NCAR, like many universities and other research institutions in the United States, continues to face extraordinary budget pressures, due to the decreases in real terms in federal funding for science. NSF and many other government agencies that support science have faced significant budgetary stringencies. Over the past five years NCAR has had to lay off approximately 55 people and has lost another 77 positions due to attrition, totaling roughly 16% of NCAR positions, because of sub-inflationary NSF funding and decreases in other-agency support. 

Over the past five years we have had to make painful cuts in all areas of our scientific and facilities programs—including climate, weather, atmospheric chemistry, solar physics, and certain computational and observational facilities and services. In addition, this year we have postponed all UCAR and NCAR raises from fiscal year 2008 to FY09.

Despite these negative impacts, NCAR, together with the UCAR Board of Trustees and NSF, has worked to support important priorities in computing, observing facilities, modeling, and other areas that are essential for a national center.

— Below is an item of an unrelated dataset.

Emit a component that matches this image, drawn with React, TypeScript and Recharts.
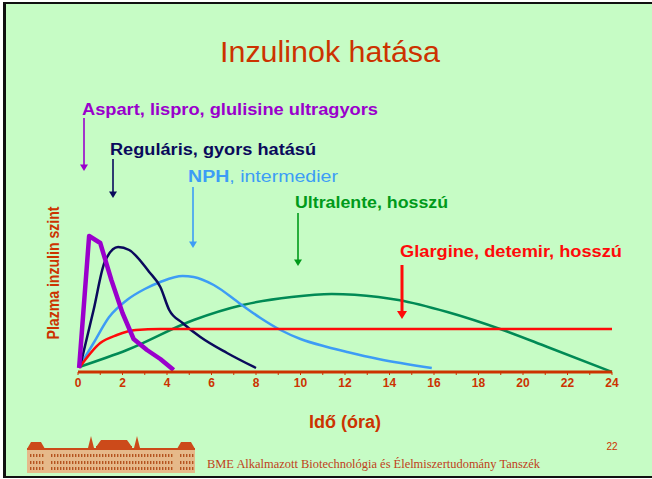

Unfortunately, this year we are projecting a shortfall of $8 million (about 10%) in our NSF base budget and must plan for a worst-case shortfall next year of roughly $10 million.

NCAR is continuing to take actions to address this shortfall, including reducing the NCAR director’s reserve to zero for the coming year, reducing the number of administrative positions, and making additional program reductions. On 4 August we made the difficult decision to close the Center for Capacity Building. This action was not taken lightly, but the budget shortfalls are so severe that every additional budget cut impacts high-quality work in some area of NCAR’s contributions to society.

We are working to increase the resources available to the community, including NCAR, and we remain committed to a scientific program at NCAR that integrates societal needs with research in the atmospheric and related sciences.

UCAR, along with other partners including the American Meteorological Society, has developed transition materials for the next administration and Congress on what our nation needs to become more resilient to severe weather and climate change impacts. We urge the community to support our efforts to reverse the prolonged decline in science budgets in the United States.


In May, the center dissolved the administrative structure of SERE (Societal-Environmental Research and Education Laboratory). One component of SERE, the Center for Capacity Building, was eliminated in August. Another SERE component, the Advanced Study Program (ASP), is now housed within the NCAR Director’s Office. There, Maura Hagan will continue as ASP director while also serving as NCAR deputy director, a move that will reduce administrative costs.

SERE’s other major program, the Institute for the Study of Society and Environment (ISSE), will now be managed and administrated through NCAR’s Research Applications Laboratory (RAL). The move extends a number of strong research collaborations that already exist between the two groups, says ISSE interim director Lawrence Buja. He adds that ISSE brings a unique social-sciences capability to RAL and NCAR in the areas of weather, climate, and health.